Al principio de la tarde, cuando Avellaneda ya era un principado que le rendía tributo a su ídolo, algunos hinchas temieron que la fiesta no fuera completa. Que el estigma Racing, ese estigma de otro tiempo, hiciera de las suyas: que contra toda lógica ganara Temperley, o que Diego Milito no pudiera despedirse como él quería. Pero el miedo, por suerte, duró apenas unos minutos.
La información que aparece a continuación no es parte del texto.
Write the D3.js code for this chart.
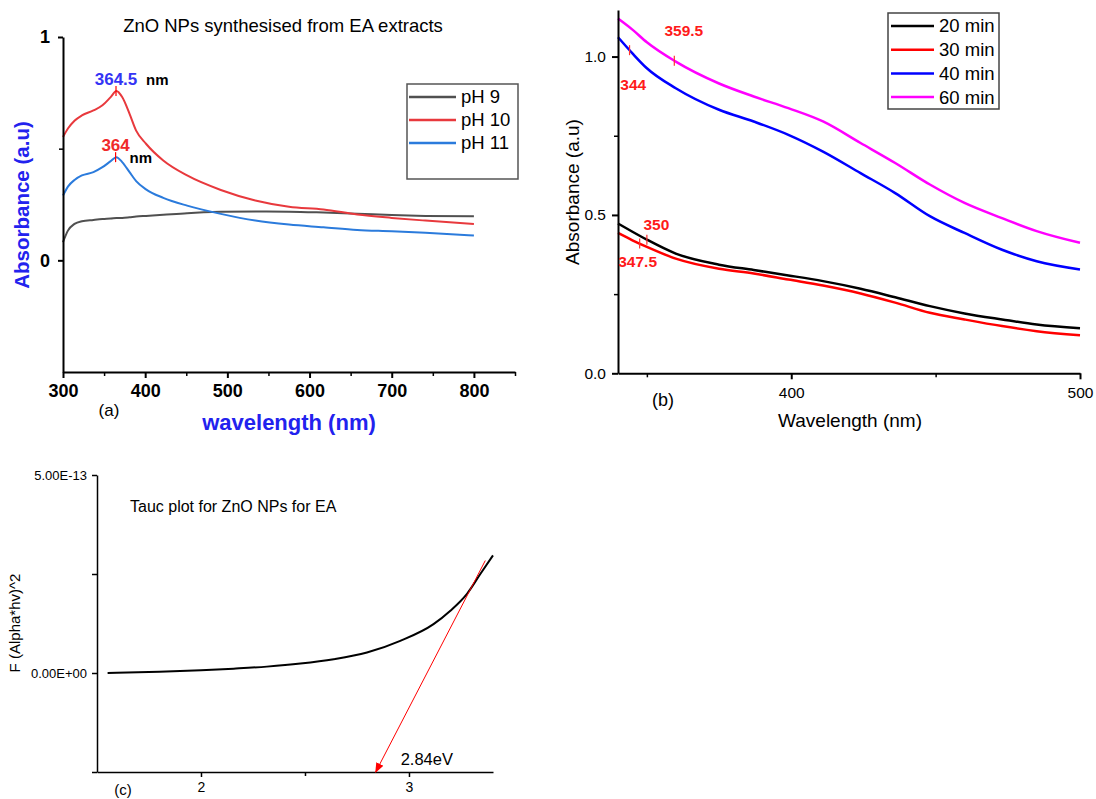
<!DOCTYPE html>
<html>
<head>
<meta charset="utf-8">
<script src="https://cdn.jsdelivr.net/npm/d3@7"></script>
<style>
body { margin: 0; background: #fff; }
svg { display: block; font-family: "Liberation Sans", Arial, sans-serif; }
</style>
</head>
<body>
<div id="chart"></div>
<script>
// (a) ZnO NPs at different pH
var wlA = [300, 306, 314, 323, 337, 348, 358, 365, 372, 381, 389, 401, 422, 451, 492, 534, 575, 617, 658, 700, 741, 800];
var ph9 = [0.081, 0.133, 0.163, 0.175, 0.181, 0.185, 0.187, 0.189, 0.19, 0.193, 0.196, 0.199, 0.204, 0.211, 0.217, 0.219, 0.218, 0.214, 0.209, 0.203, 0.199, 0.197];
var ph10 = [0.552, 0.59, 0.625, 0.649, 0.671, 0.694, 0.731, 0.758, 0.731, 0.656, 0.581, 0.522, 0.447, 0.38, 0.315, 0.268, 0.24, 0.228, 0.205, 0.19, 0.178, 0.163];
var ph11 = [0.29, 0.33, 0.36, 0.38, 0.395, 0.417, 0.444, 0.462, 0.44, 0.395, 0.355, 0.318, 0.28, 0.245, 0.208, 0.178, 0.16, 0.148, 0.136, 0.13, 0.123, 0.111];
var phNames = ["pH 9", "pH 10", "pH 11"];
var peakA10 = 364.5;
var peakA11 = 364;

// (b) reaction time
var wlB = [340, 345, 350, 360, 375, 387, 399, 411, 424, 436, 448, 460, 473, 485, 500];
var t20 = [0.473, 0.447, 0.422, 0.378, 0.343, 0.326, 0.309, 0.291, 0.267, 0.24, 0.212, 0.189, 0.17, 0.154, 0.142];
var t30 = [0.443, 0.42, 0.399, 0.362, 0.33, 0.315, 0.296, 0.277, 0.252, 0.223, 0.191, 0.17, 0.149, 0.133, 0.12];
var t40 = [1.061, 1.01, 0.963, 0.9, 0.832, 0.795, 0.753, 0.7, 0.632, 0.569, 0.496, 0.443, 0.39, 0.354, 0.328];
var t60 = [1.12, 1.085, 1.045, 0.984, 0.915, 0.874, 0.837, 0.795, 0.727, 0.664, 0.596, 0.538, 0.49, 0.449, 0.412];
var timeNames = ["20 min", "30 min", "40 min", "60 min"];
var peaksB = [350, 347.5, 344, 359.5];

// (c) Tauc plot, values in units of 1E-13
var eV = [1.551, 1.8, 2.0, 2.157, 2.317, 2.478, 2.638, 2.798, 2.958, 3.118, 3.199, 3.279, 3.343, 3.404];
var tauc = [0, 0.03, 0.068, 0.11, 0.161, 0.237, 0.347, 0.516, 0.812, 1.235, 1.574, 2.0, 2.5, 2.97];
var gapEV = 2.84;
var tangentEV = [3.367, 2.84];
var tangentF = [2.84, -2.5];

var svg = d3.select("#chart").append("svg")
    .attr("width", 1096)
    .attr("height", 799);
svg.append("rect").attr("width", 1096).attr("height", 799).attr("fill", "#fff");

function styleAxis(g, w, fs, bold) {
    g.select(".domain").attr("stroke", "#000").attr("stroke-width", w);
    g.selectAll(".tick line").attr("stroke", "#000").attr("stroke-width", w);
    g.selectAll(".tick text").attr("fill", "#000")
        .attr("font-size", fs + "px")
        .attr("font-family", "Liberation Sans, Arial, sans-serif")
        .attr("font-weight", bold ? "bold" : "normal");
}

// minor ticks, no labels, no domain line
function minor(g, axis) {
    g.call(axis);
    g.select(".domain").remove();
    g.selectAll(".tick line").attr("stroke", "#000").attr("stroke-width", 1.5);
}

function pts(xs, ys) {
    return xs.map(function(v, i) { return [v, ys[i]]; });
}

function drawA() {
    var x = d3.scaleLinear().domain([300, 850]).range([63, 515]);
    var y = d3.scaleLinear().domain([-0.5, 1]).range([372, 37]);
    var g = svg.append("g");
    var colors = ["#505050", "#e8393d", "#2b7bdc"];
    var series = [ph9, ph10, ph11];

    var line = d3.line()
        .x(function(d) { return x(d[0]); })
        .y(function(d) { return y(d[1]); })
        .curve(d3.curveMonotoneX);

    series.forEach(function(s, i) {
        g.append("path").attr("d", line(pts(wlA, s)))
            .attr("fill", "none").attr("stroke", colors[i]).attr("stroke-width", 2);
    });

    g.append("g").attr("transform", "translate(0,372)")
        .call(d3.axisBottom(x).tickValues([300, 400, 500, 600, 700, 800]).tickSize(6).tickSizeOuter(0).tickPadding(6))
        .call(styleAxis, 2, 18, true);
    minor(g.append("g").attr("transform", "translate(0,372)"),
        d3.axisBottom(x).tickValues([350, 450, 550, 650, 750, 850]).tickSize(4).tickFormat(""));

    g.append("g").attr("transform", "translate(63,0)")
        .call(d3.axisLeft(y).tickValues([0, 1]).tickFormat(d3.format("d")).tickSize(5).tickSizeOuter(0).tickPadding(8))
        .call(styleAxis, 2, 18, true);
    minor(g.append("g").attr("transform", "translate(63,0)"),
        d3.axisLeft(y).tickValues([0.5]).tickSize(4).tickFormat(""));

    // peak markers
    var p10 = [peakA10, 0.758], p11 = [peakA11, 0.462];
    [p10, p11].forEach(function(p) {
        g.append("line").attr("x1", x(p[0])).attr("x2", x(p[0]))
            .attr("y1", y(p[1]) - 5).attr("y2", y(p[1]) + 5)
            .attr("stroke", "#ff0000").attr("stroke-width", 1.2);
    });
    g.append("text").attr("x", x(p10[0])).attr("y", y(p10[1]) - 6.5)
        .attr("text-anchor", "middle").attr("font-size", "17px").attr("font-weight", "bold")
        .attr("fill", "#3434f5").text(peakA10);
    g.append("text").attr("x", x(p10[0]) + 30).attr("y", y(p10[1]) - 6.5)
        .attr("font-size", "15px").attr("font-weight", "bold").text("nm");
    g.append("text").attr("x", x(p11[0])).attr("y", y(p11[1]) - 6.5)
        .attr("text-anchor", "middle").attr("font-size", "17px").attr("font-weight", "bold")
        .attr("fill", "#f02a2a").text(peakA11);
    g.append("text").attr("x", x(p11[0]) + 14).attr("y", y(p11[1]) + 5.5)
        .attr("font-size", "15px").attr("font-weight", "bold").text("nm");

    // title & labels
    g.append("text").attr("x", 283).attr("y", 32).attr("text-anchor", "middle")
        .attr("font-size", "18.5px").text("ZnO NPs synthesised from EA extracts");
    g.append("text").attr("x", 109).attr("y", 416).attr("text-anchor", "middle")
        .attr("font-size", "17px").text("(a)");
    g.append("text").attr("x", 289).attr("y", 430).attr("text-anchor", "middle")
        .attr("font-size", "22px").attr("font-weight", "bold").attr("fill", "#2222ee")
        .text("wavelength (nm)");
    g.append("text").attr("transform", "translate(29,205) rotate(-90)").attr("text-anchor", "middle")
        .attr("font-size", "20.5px").attr("font-weight", "bold").attr("fill", "#2222ee")
        .text("Absorbance (a.u)");

    // legend
    var lg = g.append("g");
    lg.append("rect").attr("x", 407).attr("y", 84).attr("width", 111).attr("height", 95)
        .attr("fill", "#fff").attr("stroke", "#555").attr("stroke-width", 1.5);
    phNames.forEach(function(n, i) {
        var yy = 97 + i * 23;
        lg.append("line").attr("x1", 409).attr("x2", 456).attr("y1", yy).attr("y2", yy)
            .attr("stroke", colors[i]).attr("stroke-width", 2.5);
        lg.append("text").attr("x", 461).attr("y", yy).attr("dy", "0.35em")
            .attr("font-size", "18.5px").text(n);
    });
}

function drawB() {
    var x = d3.scaleLinear().domain([340, 500]).range([618, 1080]);
    var y = d3.scaleLinear().domain([0, 1.147]).range([373.3, 10]);
    var g = svg.append("g");
    var colors = ["#000000", "#ff0000", "#0000ff", "#ff00ff"];
    var series = [t20, t30, t40, t60];

    var line = d3.line()
        .x(function(d) { return x(d[0]); })
        .y(function(d) { return y(d[1]); })
        .curve(d3.curveMonotoneX);

    series.forEach(function(s, i) {
        g.append("path").attr("d", line(pts(wlB, s)))
            .attr("fill", "none").attr("stroke", colors[i]).attr("stroke-width", 2.5);
    });

    g.append("g").attr("transform", "translate(0,373.3)")
        .call(d3.axisBottom(x).tickValues([400, 500]).tickSize(6).tickSizeOuter(0).tickPadding(8))
        .call(styleAxis, 2, 15.5, false);
    minor(g.append("g").attr("transform", "translate(0,373.3)"),
        d3.axisBottom(x).tickValues([350, 450]).tickSize(4).tickFormat(""));

    g.append("g").attr("transform", "translate(618,0)")
        .call(d3.axisLeft(y).tickValues([0, 0.5, 1]).tickFormat(d3.format(".1f")).tickSize(6).tickSizeOuter(0).tickPadding(6))
        .call(styleAxis, 2, 15.5, false);
    minor(g.append("g").attr("transform", "translate(618,0)"),
        d3.axisLeft(y).tickValues([0.25, 0.75]).tickSize(4).tickFormat(""));

    // peak markers and labels
    var offs = [[9.5, -9.7], [-2, 23], [3.7, 39.7], [9.5, -24.7]];
    peaksB.forEach(function(p, i) {
        var v = d3.scaleLinear().domain(wlB).range(series[i])(p);
        var px = x(p), py = y(v);
        g.append("line").attr("x1", px).attr("x2", px).attr("y1", py - 5).attr("y2", py + 5)
            .attr("stroke", "#ff3030").attr("stroke-width", 1.2);
        g.append("text").attr("x", px + offs[i][0]).attr("y", py + offs[i][1])
            .attr("text-anchor", "middle").attr("font-size", "15.5px").attr("font-weight", "bold")
            .attr("fill", "#ff1a1a").text(p);
    });

    g.append("text").attr("x", 663).attr("y", 406).attr("text-anchor", "middle")
        .attr("font-size", "18px").text("(b)");
    g.append("text").attr("x", 850).attr("y", 427).attr("text-anchor", "middle")
        .attr("font-size", "19px").text("Wavelength (nm)");
    g.append("text").attr("transform", "translate(579,192) rotate(-90)").attr("text-anchor", "middle")
        .attr("font-size", "19px").text("Absorbance (a.u)");

    var lg = g.append("g");
    lg.append("rect").attr("x", 888).attr("y", 13).attr("width", 111).attr("height", 96)
        .attr("fill", "#fff").attr("stroke", "#444").attr("stroke-width", 1.5);
    timeNames.forEach(function(n, i) {
        var yy = 26 + i * 23.7;
        lg.append("line").attr("x1", 891).attr("x2", 934).attr("y1", yy).attr("y2", yy)
            .attr("stroke", colors[i]).attr("stroke-width", 2.5);
        lg.append("text").attr("x", 939).attr("y", yy).attr("dy", "0.35em")
            .attr("font-size", "18.5px").text(n);
    });
}

function sci(v) {
    if (v === 0) return "0.00E+00";
    var e = Math.floor(Math.log10(Math.abs(v)) + 1e-9);
    var m = v / Math.pow(10, e);
    return m.toFixed(2) + "E" + (e < 0 ? "-" : "+") + String(Math.abs(e)).padStart(2, "0");
}

function drawC() {
    var x = d3.scaleLinear().domain([1.5, 3.404]).range([97, 493]);
    var y = d3.scaleLinear().domain([-2.5e-13, 5e-13]).range([772, 475]);
    var g = svg.append("g");

    var line = d3.line()
        .x(function(d) { return x(d[0]); })
        .y(function(d) { return y(d[1] * 1e-13); })
        .curve(d3.curveMonotoneX);

    g.append("path").attr("d", line(pts(eV, tauc)))
        .attr("fill", "none").attr("stroke", "#000").attr("stroke-width", 2);

    g.append("g").attr("transform", "translate(0,772)")
        .call(d3.axisBottom(x).tickValues([2, 3]).tickFormat(d3.format("d")).tickSize(5).tickSizeOuter(0).tickPadding(5))
        .call(styleAxis, 1.5, 14, false);
    minor(g.append("g").attr("transform", "translate(0,772)"),
        d3.axisBottom(x).tickValues([2.5]).tickSize(4).tickFormat(""));

    g.append("g").attr("transform", "translate(97,0)")
        .call(d3.axisLeft(y).tickValues([0, 5e-13]).tickFormat(sci).tickSize(5).tickSizeOuter(0).tickPadding(5))
        .call(styleAxis, 1.5, 13, false);
    minor(g.append("g").attr("transform", "translate(97,0)"),
        d3.axisLeft(y).tickValues([-2.5e-13, 2.5e-13]).tickSize(5).tickFormat(""));

    // tangent arrow
    svg.append("defs").append("marker").attr("id", "arr")
        .attr("viewBox", "0 0 10 10").attr("refX", 9).attr("refY", 5)
        .attr("markerWidth", 10).attr("markerHeight", 10).attr("markerUnits", "userSpaceOnUse")
        .attr("orient", "auto")
        .append("path").attr("d", "M0,1 L10,5 L0,9 z").attr("fill", "#ff0000");
    g.append("line")
        .attr("x1", x(tangentEV[0])).attr("y1", y(tangentF[0] * 1e-13))
        .attr("x2", x(tangentEV[1])).attr("y2", y(tangentF[1] * 1e-13))
        .attr("stroke", "#ff0000").attr("stroke-width", 1).attr("marker-end", "url(#arr)");
    g.append("text").attr("x", x(gapEV) + 25).attr("y", 765)
        .attr("font-size", "16.5px").text(gapEV + "eV");

    g.append("text").attr("x", 130).attr("y", 512).attr("font-size", "16px")
        .text("Tauc plot for ZnO NPs for EA");
    g.append("text").attr("x", 123).attr("y", 795).attr("text-anchor", "middle")
        .attr("font-size", "15px").text("(c)");
    g.append("text").attr("transform", "translate(20,623) rotate(-90)").attr("text-anchor", "middle")
        .attr("font-size", "15px").text("F (Alpha*hv)^2");
}

drawA();
drawB();
drawC();
</script>
</body>
</html>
Duró poco porque este Racing ya no es el mismo que aquél de diciembre de 1999, cuando Milito debutaba en un club quebrado y casi sin triunfos en todo un año. Este Racing ha sabido reconstruir su identidad, su sentido de pertenencia. Hoy, Milito es el ejemplo para muchos, especialmente para los más chicos, que ayer pudieron entrar al Cilindro para despedirlo sin pagar la entrada. Invitaba el club. Milito es ejemplo no por lo que dijo, sino por lo que hizo en su carrera: un goleador que triunfó en Europa, pero que nunca olvidó que su lugar en el mundo –o en el fútbol– quedaba en Colón e Italia, la calle que en poco tiempo llevará su nombre.
Su vuelta se agigantó por el torneo que Racing ganó en 2014. Y aunque no ganó la Libertadores, la despedida de ayer hizo que la historia tuviera un final perfecto: gritó un gol, lloró de la emoción y se abrazó para siempre con sus hinchas.